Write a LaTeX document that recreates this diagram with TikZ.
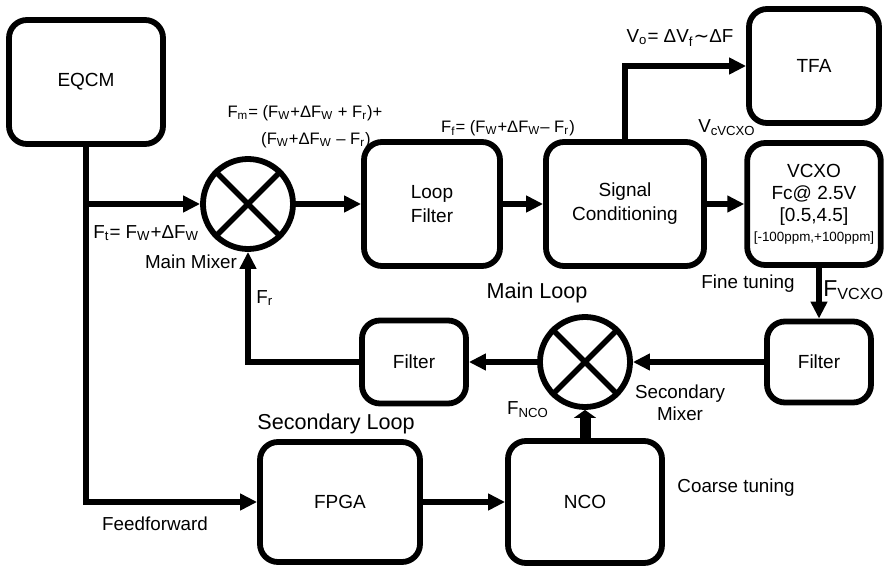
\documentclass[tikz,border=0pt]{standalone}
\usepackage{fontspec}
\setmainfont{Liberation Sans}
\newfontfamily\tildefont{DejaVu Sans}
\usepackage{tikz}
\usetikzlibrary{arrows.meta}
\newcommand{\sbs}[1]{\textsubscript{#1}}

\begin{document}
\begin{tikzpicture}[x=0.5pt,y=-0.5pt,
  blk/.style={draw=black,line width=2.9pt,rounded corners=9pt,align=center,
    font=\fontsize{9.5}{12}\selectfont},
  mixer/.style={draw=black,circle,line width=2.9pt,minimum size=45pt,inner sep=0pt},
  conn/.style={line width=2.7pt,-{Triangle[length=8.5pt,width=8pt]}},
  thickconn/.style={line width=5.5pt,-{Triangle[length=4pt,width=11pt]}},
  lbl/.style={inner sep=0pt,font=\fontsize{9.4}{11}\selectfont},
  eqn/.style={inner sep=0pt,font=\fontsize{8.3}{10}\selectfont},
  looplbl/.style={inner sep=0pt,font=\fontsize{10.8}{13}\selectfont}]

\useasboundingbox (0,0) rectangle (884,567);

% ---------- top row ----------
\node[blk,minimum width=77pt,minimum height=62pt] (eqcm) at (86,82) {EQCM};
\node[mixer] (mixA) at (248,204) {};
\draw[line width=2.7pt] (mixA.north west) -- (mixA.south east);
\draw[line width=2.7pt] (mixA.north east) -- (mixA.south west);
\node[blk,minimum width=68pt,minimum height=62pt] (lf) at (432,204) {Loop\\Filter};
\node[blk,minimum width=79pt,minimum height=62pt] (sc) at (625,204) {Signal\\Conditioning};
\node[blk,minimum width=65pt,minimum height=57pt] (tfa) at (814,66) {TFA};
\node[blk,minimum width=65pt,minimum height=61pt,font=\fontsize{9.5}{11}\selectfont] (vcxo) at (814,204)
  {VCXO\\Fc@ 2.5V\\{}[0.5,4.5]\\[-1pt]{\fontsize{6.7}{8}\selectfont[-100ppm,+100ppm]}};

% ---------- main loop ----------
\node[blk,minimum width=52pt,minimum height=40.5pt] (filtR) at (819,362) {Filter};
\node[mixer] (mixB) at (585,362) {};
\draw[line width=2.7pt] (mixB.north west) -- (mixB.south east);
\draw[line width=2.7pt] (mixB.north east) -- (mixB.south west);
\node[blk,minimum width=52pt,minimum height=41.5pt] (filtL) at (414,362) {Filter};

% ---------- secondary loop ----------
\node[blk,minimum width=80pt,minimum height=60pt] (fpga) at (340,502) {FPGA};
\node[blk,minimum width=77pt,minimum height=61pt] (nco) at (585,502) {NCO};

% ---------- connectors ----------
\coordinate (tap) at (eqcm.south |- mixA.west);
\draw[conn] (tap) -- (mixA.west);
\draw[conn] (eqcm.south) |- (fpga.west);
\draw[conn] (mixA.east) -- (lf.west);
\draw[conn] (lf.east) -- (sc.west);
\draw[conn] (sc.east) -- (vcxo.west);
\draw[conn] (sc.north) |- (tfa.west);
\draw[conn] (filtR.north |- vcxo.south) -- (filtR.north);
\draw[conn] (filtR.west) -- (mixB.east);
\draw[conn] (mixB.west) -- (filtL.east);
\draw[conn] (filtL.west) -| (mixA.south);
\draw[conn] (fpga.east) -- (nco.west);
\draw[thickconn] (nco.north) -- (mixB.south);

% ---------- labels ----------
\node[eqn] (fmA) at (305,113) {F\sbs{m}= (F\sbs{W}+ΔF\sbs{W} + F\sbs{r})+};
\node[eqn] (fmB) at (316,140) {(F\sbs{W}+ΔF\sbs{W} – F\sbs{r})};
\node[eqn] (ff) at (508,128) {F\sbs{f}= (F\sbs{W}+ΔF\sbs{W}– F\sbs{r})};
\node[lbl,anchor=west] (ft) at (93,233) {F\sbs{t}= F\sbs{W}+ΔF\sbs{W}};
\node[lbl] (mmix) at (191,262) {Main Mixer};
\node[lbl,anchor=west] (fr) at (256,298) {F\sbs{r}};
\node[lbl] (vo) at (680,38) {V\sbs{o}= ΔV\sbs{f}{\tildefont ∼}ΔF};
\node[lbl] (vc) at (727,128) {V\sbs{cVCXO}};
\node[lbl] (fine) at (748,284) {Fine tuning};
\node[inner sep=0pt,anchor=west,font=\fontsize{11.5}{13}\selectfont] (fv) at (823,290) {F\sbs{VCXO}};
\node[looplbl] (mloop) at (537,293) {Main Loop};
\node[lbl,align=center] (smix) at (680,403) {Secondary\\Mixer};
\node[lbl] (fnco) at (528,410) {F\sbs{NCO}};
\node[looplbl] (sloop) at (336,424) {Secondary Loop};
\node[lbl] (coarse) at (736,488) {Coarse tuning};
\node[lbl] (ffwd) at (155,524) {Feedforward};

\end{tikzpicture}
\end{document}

§

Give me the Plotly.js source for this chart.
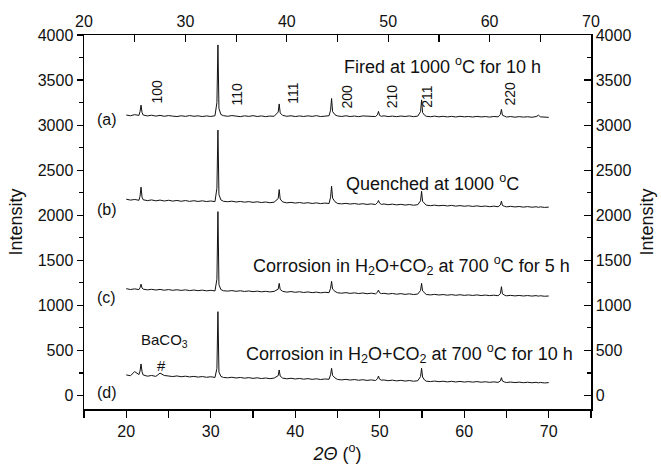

§

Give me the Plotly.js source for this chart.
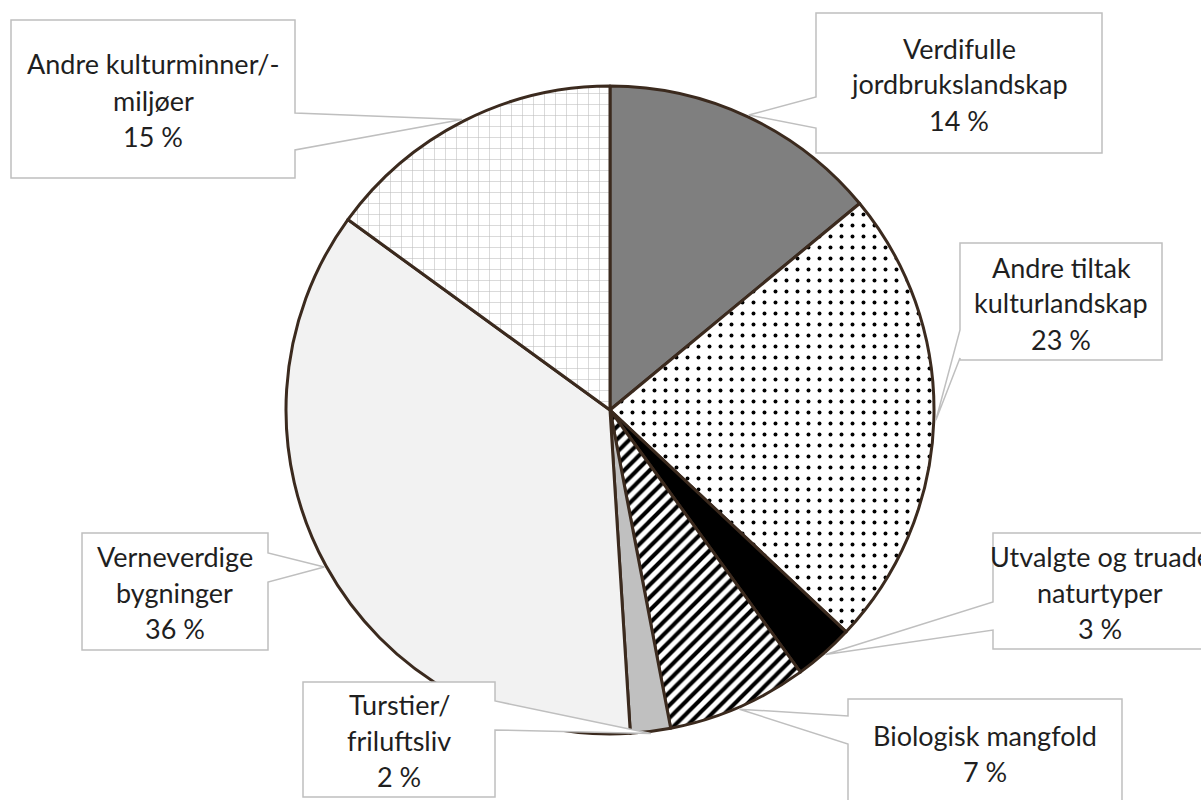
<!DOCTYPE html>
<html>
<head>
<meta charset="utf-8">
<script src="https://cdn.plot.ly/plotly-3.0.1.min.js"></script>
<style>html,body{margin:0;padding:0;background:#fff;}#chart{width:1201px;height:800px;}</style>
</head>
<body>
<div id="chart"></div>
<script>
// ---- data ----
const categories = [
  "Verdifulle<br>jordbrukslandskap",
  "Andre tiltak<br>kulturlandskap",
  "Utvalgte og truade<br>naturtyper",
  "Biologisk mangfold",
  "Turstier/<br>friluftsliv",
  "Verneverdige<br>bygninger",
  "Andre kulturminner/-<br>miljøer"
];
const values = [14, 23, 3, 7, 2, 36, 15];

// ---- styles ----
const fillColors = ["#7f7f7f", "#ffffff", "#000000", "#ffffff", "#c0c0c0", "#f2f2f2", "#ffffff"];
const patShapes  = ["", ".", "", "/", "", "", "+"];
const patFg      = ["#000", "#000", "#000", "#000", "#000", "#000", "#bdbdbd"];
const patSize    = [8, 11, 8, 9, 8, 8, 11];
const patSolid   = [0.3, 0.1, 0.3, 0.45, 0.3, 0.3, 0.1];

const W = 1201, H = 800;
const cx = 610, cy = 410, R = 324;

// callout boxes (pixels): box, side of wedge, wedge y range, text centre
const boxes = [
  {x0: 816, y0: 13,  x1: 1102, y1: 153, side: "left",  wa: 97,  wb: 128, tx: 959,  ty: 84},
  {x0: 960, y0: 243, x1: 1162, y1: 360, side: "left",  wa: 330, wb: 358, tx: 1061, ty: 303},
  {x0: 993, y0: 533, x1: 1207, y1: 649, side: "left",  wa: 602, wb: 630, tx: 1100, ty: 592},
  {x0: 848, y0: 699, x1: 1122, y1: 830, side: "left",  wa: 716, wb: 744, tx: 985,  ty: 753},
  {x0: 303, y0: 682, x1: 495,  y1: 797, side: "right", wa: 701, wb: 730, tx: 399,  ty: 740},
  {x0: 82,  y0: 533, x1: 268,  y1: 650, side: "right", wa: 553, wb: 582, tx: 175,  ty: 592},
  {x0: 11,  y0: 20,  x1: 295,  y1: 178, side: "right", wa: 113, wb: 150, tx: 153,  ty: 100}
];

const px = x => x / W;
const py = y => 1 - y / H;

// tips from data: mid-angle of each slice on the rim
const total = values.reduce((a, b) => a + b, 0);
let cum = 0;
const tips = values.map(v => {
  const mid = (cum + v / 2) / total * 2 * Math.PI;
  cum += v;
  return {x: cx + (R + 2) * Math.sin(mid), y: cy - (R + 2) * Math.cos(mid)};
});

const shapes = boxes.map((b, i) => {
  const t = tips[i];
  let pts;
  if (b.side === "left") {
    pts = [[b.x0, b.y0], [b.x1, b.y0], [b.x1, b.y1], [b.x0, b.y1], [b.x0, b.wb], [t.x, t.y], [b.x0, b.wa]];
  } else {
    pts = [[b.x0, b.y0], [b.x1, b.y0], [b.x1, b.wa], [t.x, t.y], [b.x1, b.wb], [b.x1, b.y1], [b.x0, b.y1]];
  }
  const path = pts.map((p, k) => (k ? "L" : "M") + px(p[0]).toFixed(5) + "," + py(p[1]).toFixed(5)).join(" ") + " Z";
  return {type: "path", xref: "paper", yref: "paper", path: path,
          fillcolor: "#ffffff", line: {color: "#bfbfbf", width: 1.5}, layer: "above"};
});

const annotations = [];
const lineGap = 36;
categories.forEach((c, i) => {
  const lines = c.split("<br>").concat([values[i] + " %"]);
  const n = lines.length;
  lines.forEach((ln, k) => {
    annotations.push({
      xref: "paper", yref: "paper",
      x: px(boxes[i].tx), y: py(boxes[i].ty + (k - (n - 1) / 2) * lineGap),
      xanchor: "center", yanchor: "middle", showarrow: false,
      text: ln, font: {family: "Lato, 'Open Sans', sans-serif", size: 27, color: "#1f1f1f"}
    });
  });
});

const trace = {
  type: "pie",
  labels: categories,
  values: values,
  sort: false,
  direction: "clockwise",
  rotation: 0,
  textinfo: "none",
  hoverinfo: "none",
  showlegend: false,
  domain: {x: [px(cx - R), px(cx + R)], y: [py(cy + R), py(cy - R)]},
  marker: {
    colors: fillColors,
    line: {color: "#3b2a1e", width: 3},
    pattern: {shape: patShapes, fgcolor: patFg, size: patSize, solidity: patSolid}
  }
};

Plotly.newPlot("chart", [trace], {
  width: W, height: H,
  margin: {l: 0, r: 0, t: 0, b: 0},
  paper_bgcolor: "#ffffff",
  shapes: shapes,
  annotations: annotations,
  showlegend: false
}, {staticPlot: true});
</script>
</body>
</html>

§

What you have to do
Say the number of lines in the listing that hold "chart", with no added words.

Finished answer
5